* _Stated problem_
Among the entries below, which lines run from the line with "Recreate this image" through the line with "gris = '#595959'"? Retype those, both ends included, exactly and without pictures.

* _Information provided_
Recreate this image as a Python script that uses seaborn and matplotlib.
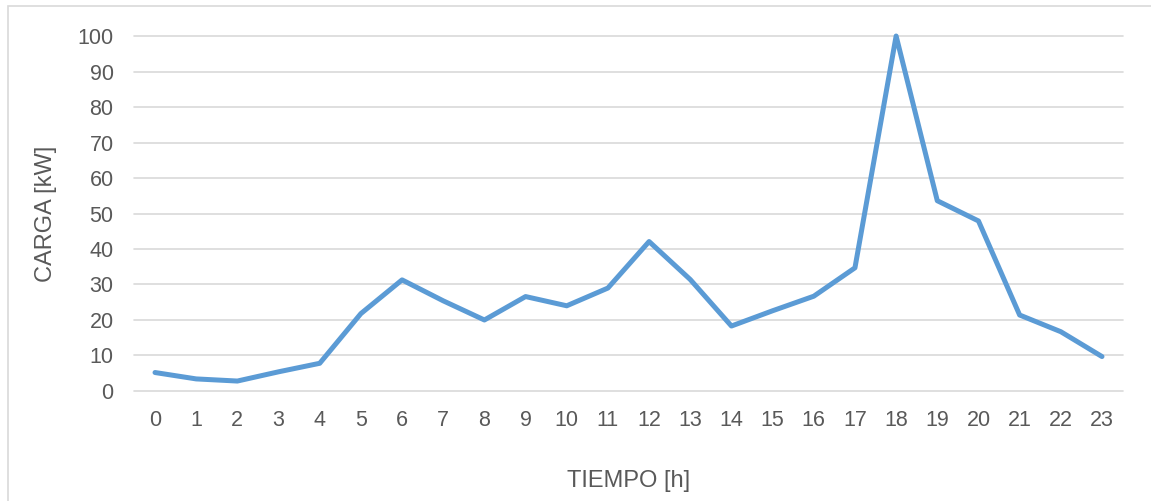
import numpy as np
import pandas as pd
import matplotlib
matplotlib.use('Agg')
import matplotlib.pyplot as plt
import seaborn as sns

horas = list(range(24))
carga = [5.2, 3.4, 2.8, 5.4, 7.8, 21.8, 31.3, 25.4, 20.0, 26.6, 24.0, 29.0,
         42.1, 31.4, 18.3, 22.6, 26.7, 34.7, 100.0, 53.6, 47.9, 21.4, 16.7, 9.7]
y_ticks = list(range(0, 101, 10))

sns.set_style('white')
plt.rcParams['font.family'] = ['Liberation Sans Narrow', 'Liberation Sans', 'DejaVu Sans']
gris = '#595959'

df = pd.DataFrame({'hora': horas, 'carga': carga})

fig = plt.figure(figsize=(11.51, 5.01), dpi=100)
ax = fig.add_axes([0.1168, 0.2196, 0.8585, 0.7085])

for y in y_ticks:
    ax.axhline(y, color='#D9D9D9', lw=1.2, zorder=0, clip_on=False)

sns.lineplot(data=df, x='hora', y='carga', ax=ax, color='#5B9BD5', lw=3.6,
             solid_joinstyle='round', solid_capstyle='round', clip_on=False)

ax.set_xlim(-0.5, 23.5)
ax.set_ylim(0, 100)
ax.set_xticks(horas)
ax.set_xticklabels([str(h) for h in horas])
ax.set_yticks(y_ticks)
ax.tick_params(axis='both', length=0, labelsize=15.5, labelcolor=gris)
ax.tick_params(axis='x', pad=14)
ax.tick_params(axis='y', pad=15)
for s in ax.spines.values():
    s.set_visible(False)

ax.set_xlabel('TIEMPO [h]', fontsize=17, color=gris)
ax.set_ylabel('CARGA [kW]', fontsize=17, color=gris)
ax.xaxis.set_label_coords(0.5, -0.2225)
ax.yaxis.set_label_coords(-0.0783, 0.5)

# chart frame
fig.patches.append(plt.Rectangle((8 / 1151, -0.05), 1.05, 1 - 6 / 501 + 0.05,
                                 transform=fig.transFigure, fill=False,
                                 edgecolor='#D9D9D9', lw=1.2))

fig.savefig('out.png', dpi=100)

--

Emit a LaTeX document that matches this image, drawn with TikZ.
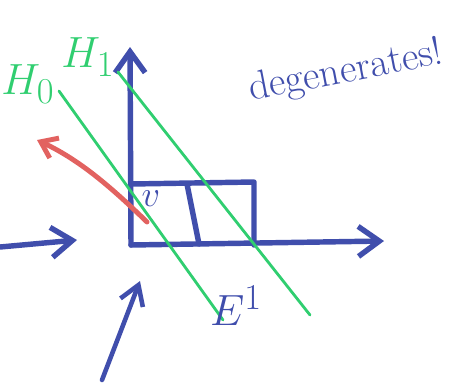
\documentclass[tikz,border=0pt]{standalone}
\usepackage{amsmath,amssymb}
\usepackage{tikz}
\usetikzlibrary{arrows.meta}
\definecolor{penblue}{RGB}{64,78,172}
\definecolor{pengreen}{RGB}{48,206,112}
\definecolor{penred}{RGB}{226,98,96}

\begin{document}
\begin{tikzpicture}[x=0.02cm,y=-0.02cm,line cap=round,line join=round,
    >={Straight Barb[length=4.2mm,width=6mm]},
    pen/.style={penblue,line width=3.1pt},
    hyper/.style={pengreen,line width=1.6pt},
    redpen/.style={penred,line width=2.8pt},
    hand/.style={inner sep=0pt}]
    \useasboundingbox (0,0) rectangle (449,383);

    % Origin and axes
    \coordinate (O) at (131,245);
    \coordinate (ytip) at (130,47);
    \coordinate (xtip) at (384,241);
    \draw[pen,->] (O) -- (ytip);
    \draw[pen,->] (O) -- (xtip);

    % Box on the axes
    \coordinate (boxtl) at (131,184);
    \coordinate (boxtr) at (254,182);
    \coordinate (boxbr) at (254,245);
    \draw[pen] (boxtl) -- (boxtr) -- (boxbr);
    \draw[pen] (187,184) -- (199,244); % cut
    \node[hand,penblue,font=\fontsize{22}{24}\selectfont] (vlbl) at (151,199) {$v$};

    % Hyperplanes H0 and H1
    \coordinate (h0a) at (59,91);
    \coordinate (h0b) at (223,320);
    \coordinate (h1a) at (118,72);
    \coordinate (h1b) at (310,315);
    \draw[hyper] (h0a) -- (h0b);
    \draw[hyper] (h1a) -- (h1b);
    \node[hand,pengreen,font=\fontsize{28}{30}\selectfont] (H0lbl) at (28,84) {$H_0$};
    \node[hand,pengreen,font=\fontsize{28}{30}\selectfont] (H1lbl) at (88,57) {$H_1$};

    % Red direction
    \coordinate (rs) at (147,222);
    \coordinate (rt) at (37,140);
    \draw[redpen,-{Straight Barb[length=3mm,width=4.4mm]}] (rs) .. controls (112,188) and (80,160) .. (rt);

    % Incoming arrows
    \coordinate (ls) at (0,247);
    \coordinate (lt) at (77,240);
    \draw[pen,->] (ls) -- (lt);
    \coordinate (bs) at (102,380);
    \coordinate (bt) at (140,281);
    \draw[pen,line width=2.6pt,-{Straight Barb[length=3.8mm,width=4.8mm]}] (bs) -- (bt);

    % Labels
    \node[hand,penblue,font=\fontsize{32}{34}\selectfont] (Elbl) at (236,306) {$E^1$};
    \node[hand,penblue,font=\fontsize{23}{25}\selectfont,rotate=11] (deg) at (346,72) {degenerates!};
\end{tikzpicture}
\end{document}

...

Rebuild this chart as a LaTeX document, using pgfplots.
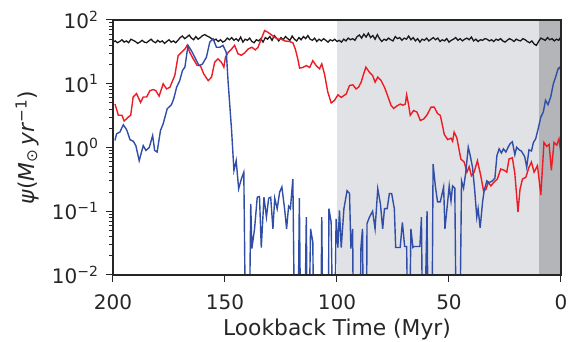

* _Written response_
Recreate this image as a Python script that uses seaborn and matplotlib.
import numpy as np
import pandas as pd
import matplotlib
matplotlib.use('Agg')
import matplotlib.pyplot as plt
import seaborn as sns

horas = list(range(24))
carga = [5.2, 3.4, 2.8, 5.4, 7.8, 21.8, 31.3, 25.4, 20.0, 26.6, 24.0, 29.0,
         42.1, 31.4, 18.3, 22.6, 26.7, 34.7, 100.0, 53.6, 47.9, 21.4, 16.7, 9.7]
y_ticks = list(range(0, 101, 10))

sns.set_style('white')
plt.rcParams['font.family'] = ['Liberation Sans Narrow', 'Liberation Sans', 'DejaVu Sans']
gris = '#595959'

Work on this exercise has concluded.